Olufemi Adeyemi

Manufacturers under the aegis of the Manufacturers Association of Nigeria Export Group (MANEG) have raised concerns over what they describe as a growing policy imbalance by the Central Bank of Nigeria (CBN), following its recent decision to allow International Oil Companies (IOCs) unrestricted access to repatriate 100 per cent of their export proceeds.

Last week, the apex bank scrapped the cash pooling requirement for IOCs’ foreign currency inflows, granting them the freedom to retain and repatriate all their export earnings through Authorised Dealer Banks (ADBs). The move has been widely interpreted as part of ongoing reforms to liberalise Nigeria’s foreign exchange regime and attract investment.

While stakeholders in the oil and gas value chain have largely welcomed the development, non-oil exporters warn that the policy risks reinforcing structural distortions in Nigeria’s export landscape.

In an exclusive interview with Vanguard, MANEG Executive Secretary, Dr. Benedict Obhiosa, acknowledged that the decision reflects a shift toward a more investor-friendly FX environment. “The policy is expected to attract increased investment into Nigeria’s oil sector and potentially other sectors,” he said. “However, it also raises concerns about foreign exchange liquidity, as more FX earnings could be repatriated offshore, limiting supply within the domestic market.”

Obhiosa further pointed to the exclusion of non-oil exporters from similar incentives, describing it as a significant policy gap. “This move highlights a clear imbalance. Non-oil exporters—critical to Nigeria’s diversification agenda—are not given comparable concessions.
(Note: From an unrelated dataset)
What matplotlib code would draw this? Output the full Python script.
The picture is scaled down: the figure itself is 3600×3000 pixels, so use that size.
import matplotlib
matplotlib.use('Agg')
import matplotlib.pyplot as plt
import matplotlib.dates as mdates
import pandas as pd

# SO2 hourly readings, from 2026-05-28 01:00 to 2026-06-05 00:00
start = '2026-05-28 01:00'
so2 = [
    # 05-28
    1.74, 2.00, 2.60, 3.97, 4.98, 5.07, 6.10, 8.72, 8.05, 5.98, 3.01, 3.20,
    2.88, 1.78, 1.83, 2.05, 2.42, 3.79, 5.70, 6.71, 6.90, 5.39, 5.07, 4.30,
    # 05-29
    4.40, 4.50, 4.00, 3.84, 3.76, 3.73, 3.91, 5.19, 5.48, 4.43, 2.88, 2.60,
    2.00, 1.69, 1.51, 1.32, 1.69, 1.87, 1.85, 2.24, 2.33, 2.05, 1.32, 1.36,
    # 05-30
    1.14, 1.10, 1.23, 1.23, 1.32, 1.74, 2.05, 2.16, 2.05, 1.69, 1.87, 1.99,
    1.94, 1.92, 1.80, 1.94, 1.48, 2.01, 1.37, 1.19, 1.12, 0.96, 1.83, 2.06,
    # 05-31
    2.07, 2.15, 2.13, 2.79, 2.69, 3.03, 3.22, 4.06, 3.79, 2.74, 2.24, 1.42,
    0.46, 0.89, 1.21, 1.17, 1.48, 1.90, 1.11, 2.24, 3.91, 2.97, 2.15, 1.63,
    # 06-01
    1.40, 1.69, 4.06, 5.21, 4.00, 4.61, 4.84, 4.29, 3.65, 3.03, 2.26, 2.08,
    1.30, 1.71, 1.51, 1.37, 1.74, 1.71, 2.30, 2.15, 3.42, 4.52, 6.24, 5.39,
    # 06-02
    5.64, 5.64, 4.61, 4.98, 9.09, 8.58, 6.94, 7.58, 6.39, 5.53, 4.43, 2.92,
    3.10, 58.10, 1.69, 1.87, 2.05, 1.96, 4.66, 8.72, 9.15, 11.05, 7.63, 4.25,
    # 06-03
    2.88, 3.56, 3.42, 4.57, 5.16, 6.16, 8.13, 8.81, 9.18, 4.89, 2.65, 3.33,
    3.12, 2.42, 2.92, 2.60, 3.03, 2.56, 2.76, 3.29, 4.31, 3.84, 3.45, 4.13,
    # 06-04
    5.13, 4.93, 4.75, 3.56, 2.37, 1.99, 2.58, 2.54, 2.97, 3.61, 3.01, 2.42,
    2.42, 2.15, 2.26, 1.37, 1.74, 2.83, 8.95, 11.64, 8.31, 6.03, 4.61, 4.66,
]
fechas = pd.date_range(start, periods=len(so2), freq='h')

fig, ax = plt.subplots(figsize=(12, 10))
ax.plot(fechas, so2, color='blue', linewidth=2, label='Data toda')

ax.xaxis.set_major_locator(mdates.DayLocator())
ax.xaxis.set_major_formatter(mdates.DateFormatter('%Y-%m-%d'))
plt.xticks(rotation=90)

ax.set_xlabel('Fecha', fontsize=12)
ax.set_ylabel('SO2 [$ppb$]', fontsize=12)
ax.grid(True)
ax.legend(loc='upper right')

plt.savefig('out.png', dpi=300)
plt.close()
This could reinforce dependence on oil exports and weaken efforts to broaden the export base,” he added.

He urged policymakers to introduce complementary measures for non-oil exporters, emphasizing that balanced incentives are essential for sustainable and inclusive economic growth.

However, operators in the downstream oil and gas sector see the policy differently. Sales and Marketing Manager of LUBCON Group, Mashood Sanni, described the CBN decision as timely and beneficial for industrial operations. “This initiative will improve forex availability, which is crucial for indigenous lubricant manufacturers that rely on imported base oils and additives. It will ease procurement challenges, boost production capacity, and enhance competitiveness in both domestic and export markets,” he said.

Sanni added that the move is likely to encourage investment, support industrial growth, and promote sustainability within the indigenous lubricant manufacturing segment. “At a time when the Nigerian economy faces significant external pressures, this is a positive step that will enhance the capacity of local manufacturers and contribute to broader economic recovery,” he noted.

The contrasting perspectives highlight the ongoing debate over the balance between supporting oil sector growth and strengthening non-oil exports, a key pillar of Nigeria’s economic diversification strategy.